For decades, the anti-vaccine movement was squarely on the left. Anti-vaccine, anti-cell-phone, anti-everything lawyer Robert F. Kennedy Jr. was even on the short list for a cabinet position in the Obama administration before we got Democrats who cared about science and reason to join us in pushing back on that, leaving only over-representation of UFO believers and a guy who thought girls can't do math as part of the concern.

Yet concerns about the partisan divide in Big Pharma conspiracy theories were dismissed by most journalists for the most likely reason - they were under the same umbrella. When COVID-19 hit, Democrats began to flip back from the anti-science side of medicine. To be sure, grifters were still selling supplements, and you don't find many right-wing homeopaths out there, but with a Republican that journalists hated in the White House, his correct positions were railed about - stopping travel from China even though WHO had not declared it a pandemic yet - while his incorrect ones, though peer-reviewed, were derided.

Yes, it is hypocritical but like any form of bias and bigotry, any way it is exposed leads to good things in the future, and the partisan divide in medicine may have been hidden when doctors were exempting coastal kids from MMR vaccines because 'they cause autism' but it will be harder for progressive elites to revert now.

Obviously there is only correlation and inference for a lot of these things. On surveys, everyone makes themselves sound pro-science even if in behavior they are the opposite, so a new paper looked at voting patterns and ivermectin prescriptions.

The surveys were 592 board-certified critical care physicians and 900 adults found online. Yes, that is a little weak but recent history shows PNAS loves this kind of thing if it matches the bias of their editorial board, they published results of Facebook manipulating newsfeeds of members, published a paper claiming a weedkiller turned frogs gay, and that female named hurricanes killed more people because men are sexist, after all.
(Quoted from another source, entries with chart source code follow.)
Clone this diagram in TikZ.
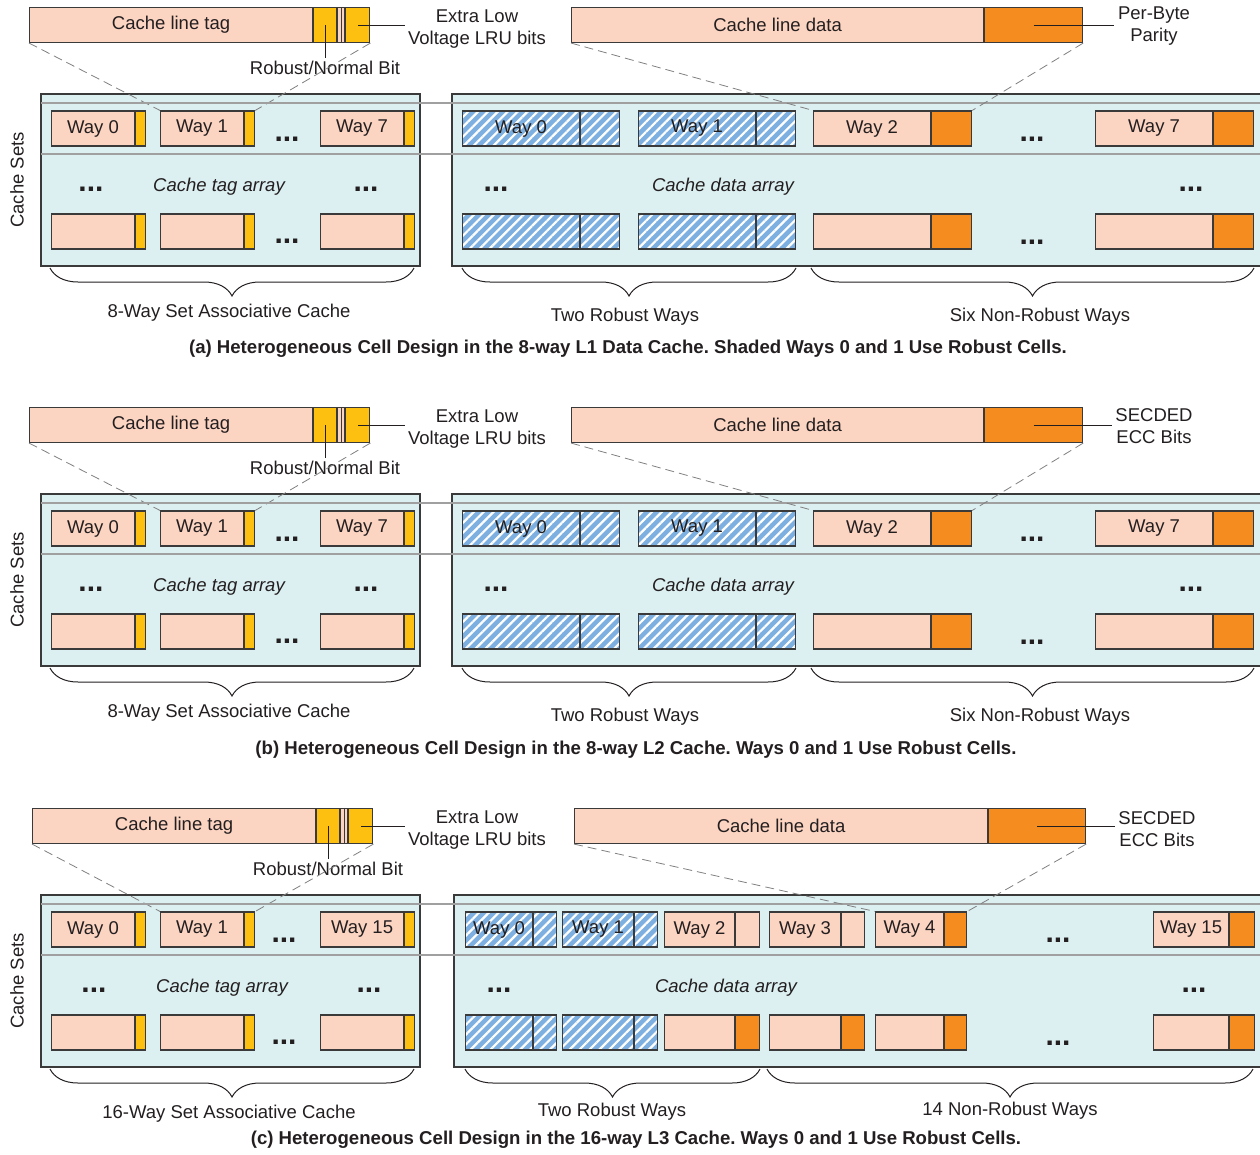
\documentclass[tikz,border=0pt]{standalone}
\usepackage{fontspec}
\setmainfont{Liberation Sans}
\usetikzlibrary{positioning}
\usetikzlibrary{patterns.meta}
\usetikzlibrary{decorations.pathreplacing}

\definecolor{linepink}{HTML}{FCD4C2}
\definecolor{bityellow}{HTML}{FEC010}
\definecolor{eccorange}{HTML}{F48C20}
\definecolor{arraycyan}{HTML}{DCEFF1}
\definecolor{robustblue}{HTML}{7DB0E0}
\definecolor{edgegray}{HTML}{3A3A3A}
\definecolor{bandgray}{HTML}{A0A0A0}
\definecolor{inkgray}{HTML}{231F20}

\newcommand{\labelsize}{\fontsize{18.5}{22}\selectfont}
\newcommand{\captionsize}{\fontsize{18.6}{22}\selectfont\bfseries\frenchspacing}
\newcommand{\dotsfont}{\fontsize{30}{30}\selectfont\bfseries}

\begin{document}
\begin{tikzpicture}
	[
	x=1pt, y=-1pt,
	font=\labelsize,
	text=inkgray
	]
	
	% Box styles: pink line, yellow tag bit, orange ECC part, hatched robust way
	\tikzstyle{way cell}=[draw=edgegray, line width=1.1pt, inner sep=0, anchor=west, minimum height=35pt];
	\tikzstyle{pink cell}=[way cell, fill=linepink];
	\tikzstyle{tag bit}=[way cell, fill=bityellow, minimum width=10pt];
	\tikzstyle{ecc cell}=[way cell, fill=eccorange];
	\tikzstyle{robust cell}=[way cell, fill=robustblue, postaction={pattern={Lines[angle=45,distance=7pt,line width=2.2pt]}, pattern color=white, draw=edgegray, line width=1.1pt}];
	% Arrays, set band, zoom lines and braces
	\tikzstyle{cache array}=[draw=edgegray, line width=1.3pt, fill=arraycyan];
	\tikzstyle{set band}=[draw=bandgray, line width=1.1pt];
	\tikzstyle{zoom line}=[draw=gray, line width=0.8pt, dash pattern=on 9pt off 5pt];
	\tikzstyle{leader}=[draw=inkgray, line width=1pt];
	\tikzstyle{ways brace}=[draw=inkgray, line width=1pt, decorate, decoration={brace, mirror, amplitude=28pt}];
	\tikzstyle{dot row}=[font=\dotsfont, inner sep=0];
	
	\useasboundingbox (0,0) rectangle (1260,1154);
	
	% Tag side of the three panels
	\foreach \pan/\dy/\dx/\lastway/\assoc in {a/0/0/7/8, b/400/0/7/8, c/801/3/15/16}{
	\begin{scope}[shift={(0,\dy)}]
		% cache line tag with robust/normal bit and LRU bits
		\node[pink cell, minimum width=283pt](\pan-tag) at (29+\dx,25){Cache line tag};
		\node[tag bit, minimum width=23pt, right=0pt of \pan-tag](\pan-rbit){};
		\node[pink cell, minimum width=7pt, right=0pt of \pan-rbit](\pan-gap){};
		\node[tag bit, minimum width=24pt, right=0pt of \pan-gap](\pan-lbit){};
		\draw[draw=edgegray, line width=0.5pt](\pan-gap.north)--(\pan-gap.south);
		\node(\pan-rnlbl) at (325+\dx,68){Robust/Normal Bit};
		\node[align=center](\pan-lrulbl) at (477,29){Extra Low\\Voltage LRU bits};
		\draw[leader](\pan-rbit.center)--(\pan-rbit.center |- \pan-rnlbl.north);
		\draw[leader](\pan-lbit.center)--(\pan-lbit.center -| \pan-lrulbl.west);
		
		% tag array
		\draw[cache array](41,94) rectangle (420,266);
		\node[rotate=90](\pan-sets) at (17,180){Cache Sets};
		\foreach \i/\x in {0/51, 1/160, \lastway/320}{
			\node[pink cell, minimum width=83pt](\pan-tw\i) at (\x,128.5){Way \i};
			\node[tag bit, right=0pt of \pan-tw\i](\pan-tw\i-side){};
			\node[pink cell, minimum width=83pt](\pan-tb\i) at (\x,231.5){};
			\node[tag bit, right=0pt of \pan-tb\i](\pan-tb\i-side){};
		}
		\node[dot row](\pan-tdot1) at (287-\dx,139){...};
		\node[dot row](\pan-tdot2) at (287-\dx,241){...};
		\node[dot row](\pan-tdot3) at (91+\dx,189){...};
		\node[dot row](\pan-tdot4) at (366+\dx,189){...};
		\node[font=\labelsize\itshape](\pan-tagname) at (219+\dx,187){Cache tag array};
		\draw[zoom line](\pan-tag.south west)--(\pan-tw1.north west);
		\draw[zoom line](\pan-lbit.south east)--(\pan-tw1-side.north east);
		
		% brace under the tag array
		\coordinate(\pan-tbl) at (50,268);
		\coordinate(\pan-tbr) at (414,268);
		\draw[ways brace](\pan-tbl)--(\pan-tbr);
		\node(\pan-assoc) at (229,313){\assoc-Way Set Associative Cache};
	\end{scope}
	}
	
	% Data side of panels (a) and (b)
	\foreach \pan/\dy/\ecctext in {a/0/{Per-Byte\\Parity}, b/400/{SECDED\\ECC Bits}}{
	\begin{scope}[shift={(0,\dy)}]
		\node[pink cell, minimum width=412pt](\pan-data) at (571,25){Cache line data};
		\node[ecc cell, minimum width=98pt, right=0pt of \pan-data](\pan-ecc){};
		\node[align=center](\pan-ecclbl) at (1154,26){\ecctext};
		\draw[leader](\pan-ecc.center)--(\pan-ecc.center -| \pan-ecclbl.west);
		
		% data array and the set band
		\draw[cache array](452,94) rectangle (1275,266);
		\draw[set band](41,103)--(1275,103);
		\draw[set band](41,154)--(1275,154);
		\foreach \i/\x in {0/462, 1/638}{
			\node[robust cell, minimum width=117pt](\pan-dw\i) at (\x,128.5){Way \i};
			\node[robust cell, minimum width=39pt, right=0pt of \pan-dw\i](\pan-dw\i-side){};
			\node[robust cell, minimum width=117pt](\pan-db\i) at (\x,231.5){};
			\node[robust cell, minimum width=39pt, right=0pt of \pan-db\i](\pan-db\i-side){};
		}
		\foreach \i/\x in {2/813, 7/1095}{
			\node[pink cell, minimum width=117pt](\pan-dw\i) at (\x,128.5){Way \i};
			\node[ecc cell, minimum width=40pt, right=0pt of \pan-dw\i](\pan-dw\i-side){};
			\node[pink cell, minimum width=117pt](\pan-db\i) at (\x,231.5){};
			\node[ecc cell, minimum width=40pt, right=0pt of \pan-db\i](\pan-db\i-side){};
		}
		\node[dot row](\pan-ddot1) at (1032,139){...};
		\node[dot row](\pan-ddot2) at (1032,242){...};
		\node[dot row](\pan-ddot3) at (496,189){...};
		\node[dot row](\pan-ddot4) at (1191,189){...};
		\node[font=\labelsize\itshape](\pan-dataname) at (723,187){Cache data array};
		\draw[zoom line](\pan-data.south west)--(\pan-dw2.north west);
		\draw[zoom line](\pan-ecc.south east)--(\pan-dw2-side.north east);
		
		% braces under the data array
		\coordinate(\pan-rbl) at (462,268);
		\coordinate(\pan-rbr) at (796,268);
		\coordinate(\pan-nbl) at (811,268);
		\coordinate(\pan-nbr) at (1254,268);
		\draw[ways brace](\pan-rbl)--(\pan-rbr);
		\draw[ways brace](\pan-nbl)--(\pan-nbr);
		\node(\pan-robust) at (625,317){Two Robust Ways};
		\node(\pan-normal) at (1040,317){Six Non-Robust Ways};
	\end{scope}
	}
	
	% Data side of panel (c)
	\begin{scope}[shift={(0,801)}]
		\node[pink cell, minimum width=413pt](c-data) at (574,25){Cache line data};
		\node[ecc cell, minimum width=97pt, right=0pt of c-data](c-ecc){};
		\node[align=center](c-ecclbl) at (1157,28){SECDED\\ECC Bits};
		\draw[leader](c-ecc.center)--(c-ecc.center -| c-ecclbl.west);
		
		\draw[cache array](454,94) rectangle (1275,266);
		\draw[set band](41,103)--(1275,103);
		\draw[set band](41,154)--(1275,154);
		\foreach \i/\x/\w in {0/465/67, 1/562/71}{
			\node[robust cell, minimum width=\w pt](c-dw\i) at (\x,128.5){Way \i};
			\node[robust cell, minimum width=23pt, right=0pt of c-dw\i](c-dw\i-side){};
			\node[robust cell, minimum width=\w pt](c-db\i) at (\x,231.5){};
			\node[robust cell, minimum width=23pt, right=0pt of c-db\i](c-db\i-side){};
		}
		\foreach \i/\x/\w/\s/\tf in {2/664/70/24/linepink, 3/769/71/23/linepink, 4/875/68/22/eccorange, 15/1153/75/25/eccorange}{
			\node[pink cell, minimum width=\w pt](c-dw\i) at (\x,128.5){Way \i};
			\node[way cell, fill=\tf, minimum width=\s pt, right=0pt of c-dw\i](c-dw\i-side){};
			\node[pink cell, minimum width=\w pt](c-db\i) at (\x,231.5){};
			\node[ecc cell, minimum width=\s pt, right=0pt of c-db\i](c-db\i-side){};
		}
		\node[dot row](c-ddot1) at (1058,139){...};
		\node[dot row](c-ddot2) at (1058,242){...};
		\node[dot row](c-ddot3) at (499,189){...};
		\node[dot row](c-ddot4) at (1194,189){...};
		\node[font=\labelsize\itshape](c-dataname) at (726,187){Cache data array};
		\draw[zoom line](c-data.south west)--(c-dw4.north west);
		\draw[zoom line](c-ecc.south east)--(c-dw4-side.north east);
		
		\coordinate(c-rbl) at (465,268);
		\coordinate(c-rbr) at (760,268);
		\coordinate(c-nbl) at (767,268);
		\coordinate(c-nbr) at (1253,268);
		\draw[ways brace](c-rbl)--(c-rbr);
		\draw[ways brace](c-nbl)--(c-nbr);
		\node(c-robust) at (612,311){Two Robust Ways};
		\node(c-normal) at (1010,310){14 Non-Robust Ways};
	\end{scope}
	
	% Captions
	\node[font=\captionsize](a-cap) at (628,349){(a) Heterogeneous Cell Design in the 8-way L1 Data Cache. Shaded Ways 0 and 1 Use Robust Cells.};
	\node[font=\captionsize](b-cap) at (636,750){(b) Heterogeneous Cell Design in the 8-way L2 Cache. Ways 0 and 1 Use Robust Cells.};
	\node[font=\captionsize](c-cap) at (636,1140){(c) Heterogeneous Cell Design in the 16-way L3 Cache. Ways 0 and 1 Use Robust Cells.};
	
\end{tikzpicture}
\end{document}
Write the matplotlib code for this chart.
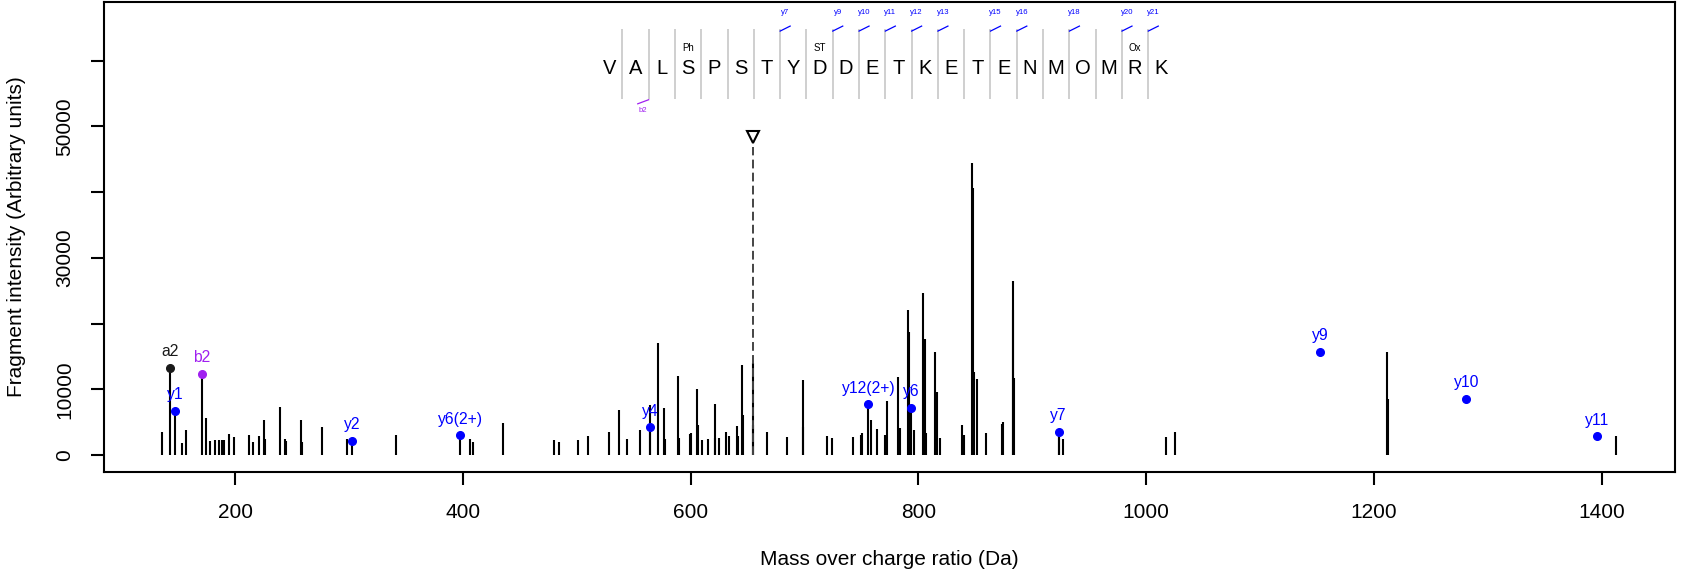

Yet confounders are more obvious now. Unlike the 1990s, when the anti-vaccine movement took off, government controls nearly all of US health care. If a patient wants something, and you deny them today, and anything goes wrong, you are getting sued. Medical schools have created a 'teach to the protocol' environment and hospitals practice defensive medicine. Being sued is not a smear, it is expected within your first 15 years of practice. A doctor may tell a patient horse dewormer won't do any good but to flat out refuse it is risky, but in the paper it suggests that physicians believe it.

We know they may not, even if they did what patients wanted. Doctors also knew that flipping masks up and down between bites of food was moronic and helped no one, but that doesn't mean every doctor who said nothing about how stupid it is was a Democrat. They just didn't want to be yelled at on Twitter.

The good news is that once the Big Pharma Conspiracy flipped from being Democrats to Republicans, journalists rushed to note how worrisome it is. And that means it will be harder for that side to go back. Let us hope that millions don't have to starve or freeze to death for journalists trapped by their own partisan divide to begin criticizing anti-science beliefs about alternatives to agriculture and energy. Right now, like the anti-vaccine and supplement fetishes a few years ago, they dismiss problems on their own side as trivial.